WORK REQUIRED:
Leave out the pictures and repeat the data exactly.

* begin GIVEN INFORMATION *

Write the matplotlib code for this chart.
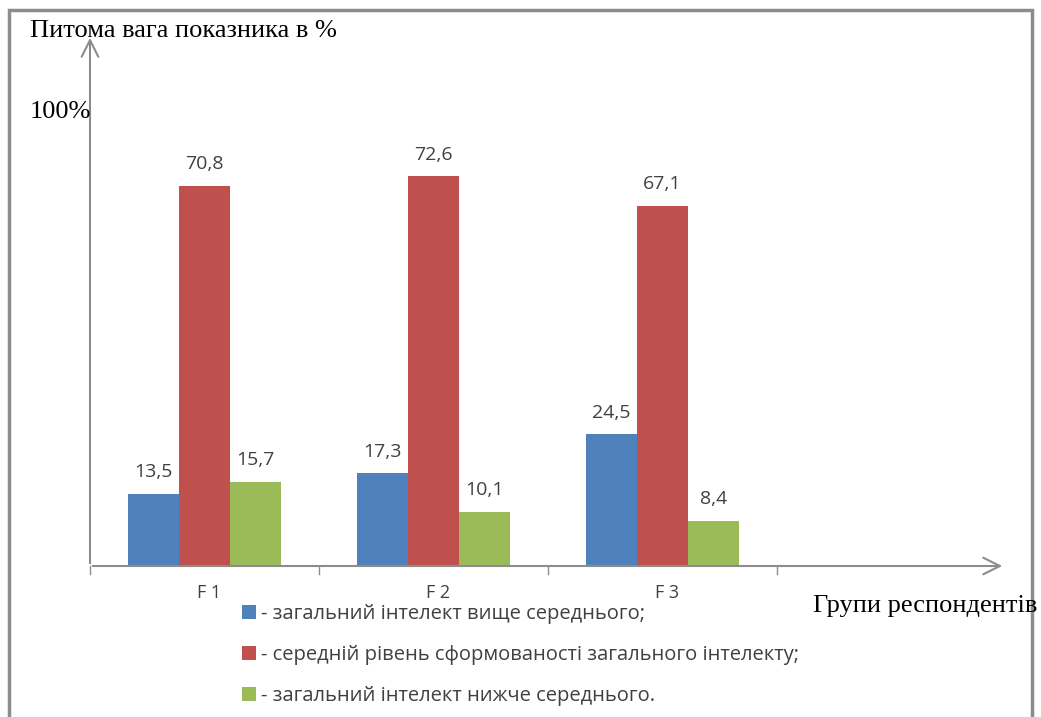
import matplotlib.pyplot as plt
from matplotlib.patches import Rectangle
import numpy as np

# Дані діаграми
groups = ['F 1', 'F 2', 'F 3']
above_avg = [13.5, 17.3, 24.5]
average = [70.8, 72.6, 67.1]
below_avg = [15.7, 10.1, 8.4]
series_labels = ['- загальний інтелект вище середнього;',
                 '- середній рівень сформованості загального інтелекту;',
                 '- загальний інтелект нижче середнього.']
colors = ['#4F81BD', '#C0504D', '#9BBB59']

W, H = 1041, 717
fig = plt.figure(figsize=(W / 100, H / 100), dpi=100)

# рамка навколо рисунка
fig.patches.append(Rectangle((9 / W, -0.05), (1032 - 9) / W, 1.05 - 10 / H,
                             transform=fig.transFigure, fill=False,
                             edgecolor='#8c8c8c', linewidth=2.5))

# вісь у пікселях: зліва 90, справа 1005, знизу 566, зверху 35
ax = fig.add_axes([90 / W, (H - 566) / H, (1005 - 90) / W, (566 - 35) / H])
ax.set_xlim(0, 915 / 229)
ax.set_ylim(0, 531 / 5.37)
ax.axis('off')

x = np.arange(len(groups)) + 0.5
bw = 0.222
sans = 'Open Sans'
for i, vals in enumerate([above_avg, average, below_avg]):
    pos = x + (i - 1) * bw
    bars = ax.bar(pos, vals, bw, color=colors[i], label=series_labels[i])
    for p, v in zip(pos, vals):
        ax.annotate(f'{v:.1f}'.replace('.', ','), (p, v), xytext=(0, 9),
                    textcoords='offset points', ha='center', va='bottom',
                    fontsize=14, family=sans, color='#404040')

# осі зі стрілками
grey = '#8c8c8c'
ax.annotate('', xy=(1, 0), xytext=(0, 0), xycoords='axes fraction',
            arrowprops=dict(arrowstyle='->', color=grey, lw=1.5, mutation_scale=30))
ax.annotate('', xy=(0, 1), xytext=(0, 0), xycoords='axes fraction',
            arrowprops=dict(arrowstyle='->', color=grey, lw=1.5, mutation_scale=30))
for t in range(4):
    ax.plot([t, t], [0, -1.5], color=grey, lw=1, clip_on=False)

for xi, g in zip(x, groups):
    ax.text(xi + 0.02, -3.3, g, ha='center', va='top', fontsize=13, family=sans,
            color='#404040')

serif = 'Liberation Serif'
fig.text(30 / W, 1 - 31 / H, 'Питома вага показника в %', fontsize=19,
         family=serif, va='center', ha='left')
fig.text(30 / W, 1 - 112 / H, '100%', fontsize=19, family=serif,
         va='center', ha='left')
fig.text(813 / W, 1 - 606 / H, 'Групи респондентів', fontsize=19,
         family=serif, va='center', ha='left')

leg = ax.legend(loc='upper left', bbox_to_anchor=(242 / W, 1 - 604 / H),
                bbox_transform=fig.transFigure, frameon=False,
                handlelength=0.7, handleheight=0.7, handletextpad=0.25,
                labelspacing=1.05, borderpad=0, borderaxespad=0,
                prop={'family': sans, 'size': 14.5})
for t in leg.get_texts():
    t.set_color('#404040')

fig.savefig('out.png', dpi=100)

* end GIVEN INFORMATION *

OUTPUT FOR THIS EXERCISE:
Write the matplotlib code for this chart.
import matplotlib.pyplot as plt
from matplotlib.patches import Rectangle
import numpy as np

# Дані діаграми
groups = ['F 1', 'F 2', 'F 3']
above_avg = [13.5, 17.3, 24.5]
average = [70.8, 72.6, 67.1]
below_avg = [15.7, 10.1, 8.4]
series_labels = ['- загальний інтелект вище середнього;',
                 '- середній рівень сформованості загального інтелекту;',
                 '- загальний інтелект нижче середнього.']
colors = ['#4F81BD', '#C0504D', '#9BBB59']

W, H = 1041, 717
fig = plt.figure(figsize=(W / 100, H / 100), dpi=100)

# рамка навколо рисунка
fig.patches.append(Rectangle((9 / W, -0.05), (1032 - 9) / W, 1.05 - 10 / H,
                             transform=fig.transFigure, fill=False,
                             edgecolor='#8c8c8c', linewidth=2.5))

# вісь у пікселях: зліва 90, справа 1005, знизу 566, зверху 35
ax = fig.add_axes([90 / W, (H - 566) / H, (1005 - 90) / W, (566 - 35) / H])
ax.set_xlim(0, 915 / 229)
ax.set_ylim(0, 531 / 5.37)
ax.axis('off')

x = np.arange(len(groups)) + 0.5
bw = 0.222
sans = 'Open Sans'
for i, vals in enumerate([above_avg, average, below_avg]):
    pos = x + (i - 1) * bw
    bars = ax.bar(pos, vals, bw, color=colors[i], label=series_labels[i])
    for p, v in zip(pos, vals):
        ax.annotate(f'{v:.1f}'.replace('.', ','), (p, v), xytext=(0, 9),
                    textcoords='offset points', ha='center', va='bottom',
                    fontsize=14, family=sans, color='#404040')

# осі зі стрілками
grey = '#8c8c8c'
ax.annotate('', xy=(1, 0), xytext=(0, 0), xycoords='axes fraction',
            arrowprops=dict(arrowstyle='->', color=grey, lw=1.5, mutation_scale=30))
ax.annotate('', xy=(0, 1), xytext=(0, 0), xycoords='axes fraction',
            arrowprops=dict(arrowstyle='->', color=grey, lw=1.5, mutation_scale=30))
for t in range(4):
    ax.plot([t, t], [0, -1.5], color=grey, lw=1, clip_on=False)

for xi, g in zip(x, groups):
    ax.text(xi + 0.02, -3.3, g, ha='center', va='top', fontsize=13, family=sans,
            color='#404040')

serif = 'Liberation Serif'
fig.text(30 / W, 1 - 31 / H, 'Питома вага показника в %', fontsize=19,
         family=serif, va='center', ha='left')
fig.text(30 / W, 1 - 112 / H, '100%', fontsize=19, family=serif,
         va='center', ha='left')
fig.text(813 / W, 1 - 606 / H, 'Групи респондентів', fontsize=19,
         family=serif, va='center', ha='left')

leg = ax.legend(loc='upper left', bbox_to_anchor=(242 / W, 1 - 604 / H),
                bbox_transform=fig.transFigure, frameon=False,
                handlelength=0.7, handleheight=0.7, handletextpad=0.25,
                labelspacing=1.05, borderpad=0, borderaxespad=0,
                prop={'family': sans, 'size': 14.5})
for t in leg.get_texts():
    t.set_color('#404040')

fig.savefig('out.png', dpi=100)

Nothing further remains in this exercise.